User experience, reporting, and integration with the existing security stack matter more than vendors often admit. If analysts cannot see what happened or leadership cannot see what value was delivered, the project will struggle to prove itself. Vendor support, community resources, and roadmap alignment are also practical concerns. The right product is the one that fits the team’s operating model for the long term.
| TIP Evaluation | Feed quality, scoring, collaboration, integration breadth |
| Automation Evaluation | Workflow flexibility, connector reliability, approval controls |
| Platform Fit | Scalability, deployment model, reporting, support, maintenance |
Measuring ROI and Maturity
ROI starts with operational outcomes. Faster triage, fewer manual tasks, and better containment are the most obvious wins. If analysts are spending less time enriching alerts and more time handling real investigations, that is a clear improvement even before you calculate exact labor savings.
Track how much analyst time is saved by automation. Measure how many alerts are enriched automatically, how many tickets are pre-populated, and how many high-confidence threats are blocked without manual intervention. Also monitor dwell time, backlog size, and repeat incidents. Those metrics show whether the system is reducing real risk or just shifting work around.
Maturity usually progresses in stages. The first stage is simple IOC blocking. The next stage is enriched and prioritized incident handling. After that comes intelligence-driven adaptive response, where decisions change based on confidence, asset value, campaign relevance, and previous outcomes. That is a meaningful shift from basic automation to operational intelligence.

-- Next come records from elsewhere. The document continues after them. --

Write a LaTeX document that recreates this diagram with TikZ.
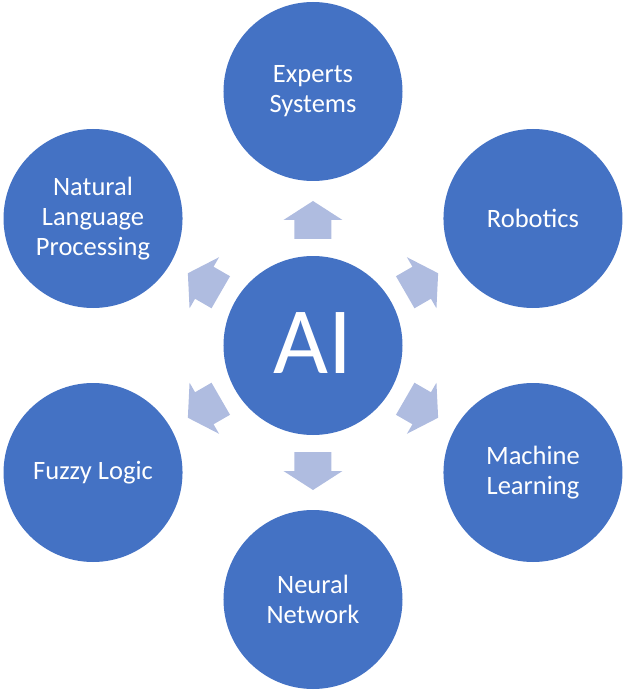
\documentclass[tikz,border=0pt]{standalone}
\usepackage{fontspec}
\setmainfont{Carlito}
\definecolor{circblue}{HTML}{4472C4}
\definecolor{arrblue}{HTML}{AFBCE0}
\tikzset{
  topic/.style={circle, fill=circblue, minimum size=179pt, inner sep=0pt,
    text=white, align=center, font=\fontsize{26.5}{30}\selectfont},
  blockarrow/.style={fill=arrblue}
}
\begin{document}
\begin{tikzpicture}
    \useasboundingbox (-313pt,-345.5pt) rectangle (314pt,345.5pt);
    \node[topic, font=\fontsize{95}{100}\selectfont] (ai) at (0,0) {\raisebox{4pt}{AI}};
    \node[topic] (es) at (90:254pt) {Experts\\Systems};
    \node[topic] (rob) at (30:254pt) {Robotics};
    \node[topic] (ml) at (-30:254pt) {Machine\\Learning};
    \node[topic] (nn) at (-90:254pt) {Neural\\Network};
    \node[topic] (fl) at (-150:254pt) {Fuzzy Logic};
    \node[topic] (nlp) at (150:254pt) {Natural\\Language\\Processing};
    % block arrows from the centre out to each topic
    \foreach \n/\a in {es/90, rob/30, ml/-30, nn/-90, fl/-150, nlp/150}
        \fill[blockarrow, shift={(ai.center)}, rotate=\a]
            (106.5pt,-18.5pt) -- (125.5pt,-18.5pt) -- (125.5pt,-29.5pt)
            -- (144.5pt,0pt) -- (125.5pt,29.5pt) -- (125.5pt,18.5pt)
            -- (106.5pt,18.5pt) -- cycle;
\end{tikzpicture}
\end{document}
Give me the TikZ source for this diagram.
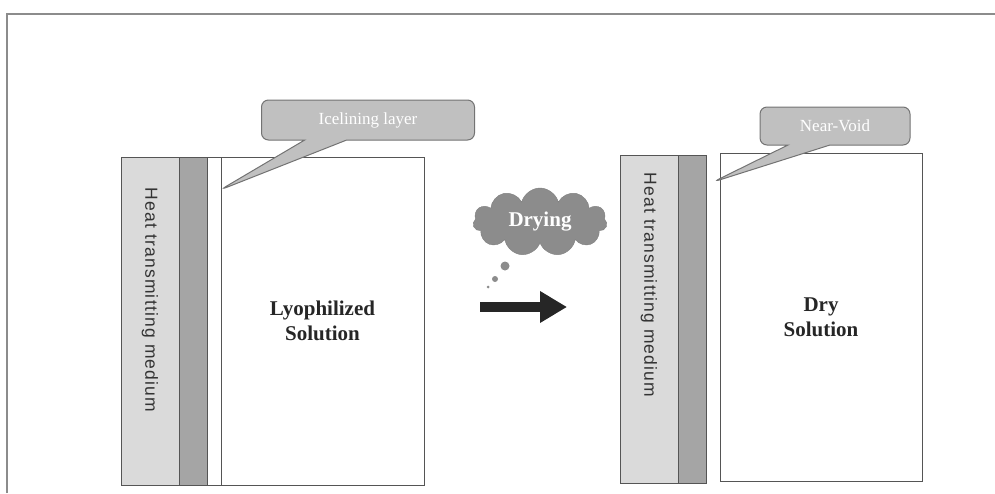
\documentclass[tikz,border=0pt]{standalone}
\usepackage{fontspec}
\setmainfont{Liberation Serif}
\newfontfamily\medfont[LetterSpace=7]{Liberation Sans}
\usetikzlibrary{positioning,shapes.callouts,shapes.symbols,arrows.meta}

\definecolor{medgray}{RGB}{218,218,218}
\definecolor{wallgray}{RGB}{165,165,165}
\definecolor{edgegray}{RGB}{85,85,85}
\definecolor{tipgray}{RGB}{192,192,192}
\definecolor{cloudgray}{RGB}{140,140,140}

\tikzstyle{medium} = [rectangle, minimum width=58pt, minimum height=328pt,
fill=medgray, draw=edgegray, outer sep=0pt, inner sep=0pt]
\tikzstyle{wall} = [rectangle, minimum width=28pt, minimum height=328pt,
fill=wallgray, draw=edgegray, outer sep=0pt, inner sep=0pt]
\tikzstyle{icegap} = [rectangle, minimum width=14pt, minimum height=328pt,
draw=edgegray, outer sep=0pt, inner sep=0pt]
\tikzstyle{solution} = [rectangle, minimum width=203pt, minimum height=328pt,
draw=edgegray, align=center, outer sep=0pt, text=black!85,
font=\fontsize{21}{25}\selectfont\bfseries]
\tikzstyle{medtext} = [rotate=-90, text=black!80,
font=\medfont\fontsize{17.5}{19}\selectfont]
\tikzstyle{tip} = [rectangle callout, rounded corners=7pt, fill=tipgray,
draw=black!55, line width=1pt, text=white, callout pointer width=42pt,
font=\fontsize{17}{19}\selectfont]
\tikzstyle{bubble} = [circle, fill=cloudgray, inner sep=0pt]

\begin{document}
\begin{tikzpicture}[x=1pt, y=-1pt]
  \useasboundingbox (0,0) rectangle (995,493);
  \draw [black!45, line width=1.3pt] (7,493) -- (7,14) -- (995,14);
  % before drying
  \node (lmed) [medium, anchor=north west] at (121,157) {};
  \node (lwall) [wall, right=0pt of lmed] {};
  \node (lice) [icegap, right=0pt of lwall] {};
  \node (lsol) [solution, right=0pt of lice] {Lyophilized\\Solution};
  \node (ltext) [medtext] at ([yshift=21pt]lmed.center) {Heat transmitting medium};
  \node (icetip) [tip, minimum width=213pt, minimum height=40pt,
    callout absolute pointer={(220,190)}] at (368,120) {Icelining layer};
  % drying
  \node (dry) [cloud, cloud puffs=11, aspect=2, minimum width=134pt,
    minimum height=68pt, inner sep=0pt, fill=cloudgray, draw=black!50,
    text=white, font=\fontsize{21}{24}\selectfont\bfseries] at (540,222) {Drying};
  \node (bub1) [bubble, minimum size=9pt] at (505,266) {};
  \node (bub2) [bubble, minimum size=6pt] at (495,279) {};
  \node (bub3) [bubble, minimum size=3pt] at (488,287) {};
  \coordinate (arrs) at (480,307);
  \coordinate (arre) at (567,307);
  \draw [line width=10pt, black!85, -{Triangle[length=27pt,width=30pt]}] (arrs) -- (arre);
  % after drying
  \node (rmed) [medium, anchor=north west] at (620,155) {};
  \node (rwall) [wall, right=0pt of rmed] {};
  \node (rsol) [solution, anchor=north west, minimum width=202pt] at (720,153) {Dry\\Solution};
  \node (rtext) [medtext] at ([yshift=34pt]rmed.center) {Heat transmitting medium};
  \node (voidtip) [tip, minimum width=150pt, minimum height=38pt,
    callout absolute pointer={(713,182)}] at (835,126) {Near-Void};
\end{tikzpicture}
\end{document}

Reporting is how you communicate value to leadership. Executives want to know whether the program reduced exposure, saved labor, or improved response consistency. Good dashboards can show those outcomes without turning the discussion into a technical deep dive. That makes it easier to justify further investment and expand the program in a controlled way.
Conclusion
Combining threat intelligence platforms with security automation tools turns intelligence into immediate action. Instead of collecting indicators and hoping someone has time to use them, security teams can enrich alerts, prioritize risk, launch response playbooks, and feed outcomes back into detection logic. That creates speed, accuracy, consistency, and scale.
The strongest programs do not try to automate everything at once. They start with high-confidence workflows, test in controlled environments, and tune carefully based on real analyst feedback. They also keep humans involved where the business impact is high or the signal is ambiguous. That balance is what makes the system trustworthy.
For teams looking to strengthen their operational security skills, Vision Training Systems can help bridge the gap between tool knowledge and real-world execution. The goal is not just to deploy TIPs or SOAR tools. The goal is to build a response process where intelligence, orchestration, and human judgment work together to reduce risk and keep pace with the threats that matter most.